Plans show where new homes will be built alongside taller hospital buildings, but concerns remain over local impact, reports Victoria Munro Plans for a […]By Local Democracy Reporting Service
Proposals for new, taller hospital buildings would allow other parts of the Whipps Cross site to be used for housing (credit Barts Ryder Architecture)
Plans show where new homes will be built alongside taller hospital buildings, but concerns remain over local impact, reports Victoria Munro
Plans for a six-storey car park as part of the new Whipps Cross University Hospital redevelopment have added to concerns over air pollution.
The hospital, managed by Barts Health NHS Trust, is due to be rebuilt by 2026 and will use taller buildings to shrink the amount of land needed, freeing up space for at least 1,500 new homes.
The first set of plans show where the new homes will be located and details plans for the multi-storey car park, due to open at the end of next year.
More than 1,200 spaces are currently dotted around the site and, while Barts insists the new car park will be more efficient, its future neighbours are worried it will concentrate air pollution near their homes.
Speaking to the Local Democracy Reporting Service, nurse Hannah Johnson said there was “no need” for a 500-space car park next to Peterborough Road to replace the more scattered approach.
She said: “We are not as a community saying we do not want patients or visitors to come here but they do not all have to come to our back garden, it’s a big site.
“They are dumping pollution on people already living here. I currently have around 20 spaces by my house but soon I will have 500.
“Waltham Forest is usually so big on air pollution. I think ultimately the ambition is to maximise the amount of land they can sell for housing.”
Barts currently intends to reduce the total number of parking spaces from 1,211 to 887, building both the 500-space car park and another smaller car park once the hospital is complete.
However, Hannah added that she fears this second car park “won’t go ahead” and is only included in the masterplan to “appease” residents.
The Panhandle Action Community Team (PACT) urged councillors not to allow Barts to open up the land, which runs between the back gardens of two rows of houses.
PACT co-chair Debbie Walker, who lives in West End Avenue, said: “In the 30 years I’ve lived here, and at least 100 years before that, the panhandle has been here. It’s not an access point but an area of land that has benefited many.
“The plans to use it as an access road for heavy construction vehicles for the next five years has caused a shock and, we believe, is an idea that will seriously affect the quality of life of residents.
“We fully support the council’s efforts to improve our air quality and it seems to us that this proposal flies in the face of those plans.
“It also seems a bit incongruous that residents like me can have a low-traffic neighbourhood at the front of the house but can’t have one at the back of it.”
At the meeting in January, deputy council leader Clyde Loakes said the council would meet with Barts to ask if there were other options to allow construction vehicles on to the site.
Plans now submitted by Barts show that the panhandle is one of three options being considered, along with West End Avenue itself and James Lane at the junction with Clare Road.

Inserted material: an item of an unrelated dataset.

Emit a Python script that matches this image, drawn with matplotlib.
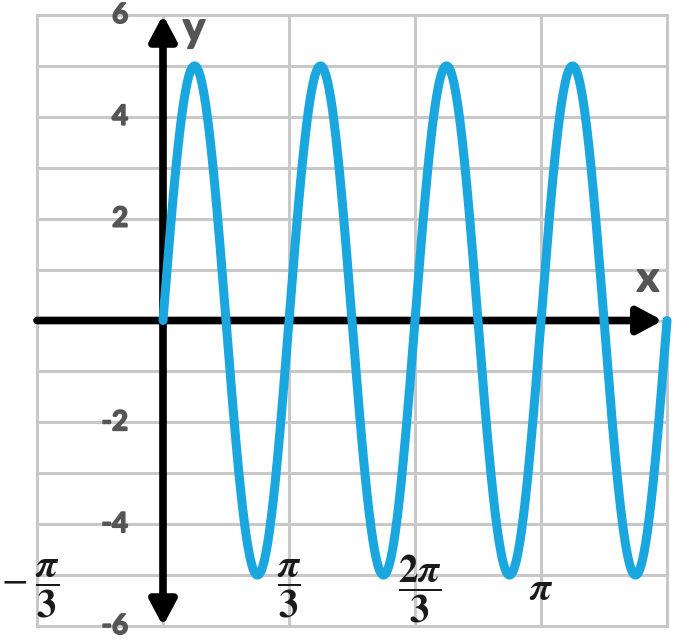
import numpy as np
import matplotlib
matplotlib.use("Agg")
from matplotlib import pyplot as plt
from matplotlib import patheffects

# curve parameters: peaks at +/-5, period pi/3
amplitude = 5
omega = 6
x_start, x_end = 0, 4 * np.pi / 3

y_ticks = [6, 4, 2, -2, -4, -6]
y_tick_labels = ["6", "4", "2", "-2", "-4", "-6"]
x_tick_vals = [-np.pi / 3, np.pi / 3, 2 * np.pi / 3, np.pi]
x_tick_labels = [r"$-\;\dfrac{\boldsymbol{\pi}}{\mathbf{3}}$",
                 r"$\dfrac{\boldsymbol{\pi}}{\mathbf{3}}$",
                 r"$\dfrac{\mathbf{2}\boldsymbol{\pi}}{\mathbf{3}}$",
                 r"$\boldsymbol{\pi}$"]

plt.rcParams['mathtext.fontset'] = 'stix'

fig = plt.figure(figsize=(6.85, 6.42), dpi=100)
ax = fig.add_axes([37 / 685, 16 / 642, 630 / 685, 611 / 642])
ax.set_xlim(-np.pi / 3, 4 * np.pi / 3)
ax.set_ylim(-6, 6)
ax.axis('off')

grid_color = '#c8c8c8'
for gx in np.arange(-1, 5) * np.pi / 3:
    ax.axvline(gx, color=grid_color, lw=2.2, clip_on=False, zorder=1)
for gy in range(-6, 7):
    ax.axhline(gy, color=grid_color, lw=2.2, clip_on=False, zorder=1)

# axes arrows
ax.annotate('', xy=(4 * np.pi / 3 - 0.035, 0), xytext=(-np.pi / 3, 0),
            arrowprops=dict(arrowstyle='-|>,head_length=15,head_width=8',
                            color='black', lw=5.5, shrinkA=0, shrinkB=0,
                            mutation_scale=1),
            annotation_clip=False, zorder=3)
ax.annotate('', xy=(0, 6), xytext=(0, -6),
            arrowprops=dict(arrowstyle='<|-|>,head_length=15,head_width=8',
                            color='black', lw=5.5, shrinkA=0, shrinkB=0,
                            mutation_scale=1),
            annotation_clip=False, zorder=3)

x = np.linspace(x_start, x_end, 2000)
ax.plot(x, amplitude * np.sin(omega * x), color='#1aa7e0', lw=6.5,
        solid_capstyle='round', zorder=4, clip_on=False)

gray = '#555555'
thick = [patheffects.withStroke(linewidth=1.2, foreground=gray)]
lab_font = dict(family=['Lato', 'DejaVu Sans'], weight='bold', color=gray,
                path_effects=thick)
for v, t in zip(y_ticks, y_tick_labels):
    ax.text(-0.29, v, t, ha='right', va='center', fontsize=20, **lab_font)

x_offsets = [-0.055, 0, 0.04, 0]
for v, t, dx in zip(x_tick_vals, x_tick_labels, x_offsets):
    ax.text(v + dx, -5.28, t, ha='center', va='center', fontsize=28,
            color='#1a1a1a')

ax.text(0.258, 5.72, 'y', ha='center', va='center', fontsize=30, **lab_font)
ax.text(4.03, 0.81, 'x', ha='center', va='center', fontsize=30, **lab_font)

plt.savefig('out.png', dpi=100)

The submitted plans read: “The trust recognises that all construction access options, or a combination of, will impact residents in some way.
“Planning will be undertaken at a later stage when the contractor is appointed. The contractor will be required to fully consider the implication of construction access.. [and] put in place a series of mitigation measures to reduce the impact.”
The plans also propose to turn the panhandle, currently separated from Lea Bridge Road by a car dealership, into a pedestrian and cycle route called “Fille Brook Walk”.
Barts Health NHS Trust declined to comment on the access and parking issues.
Many of the new homes at Whipps Cross, according to the plans submitted, will be located in and between some of historic current hospital buildings, with the Victorian frontages preserved.
The new homes are expected to bring “roughly 3,365 people” into the area and put “additional pressure” on GPs, schools and green spaces. Existing local GPs can accept roughly another 2,600 patients, but it is expected another facility will be built on the site to care for the excess.
It is estimated around 500 school-age children will come to live in the new homes, although Barts claims “there is sufficient school capacity […] to absorb this demand”.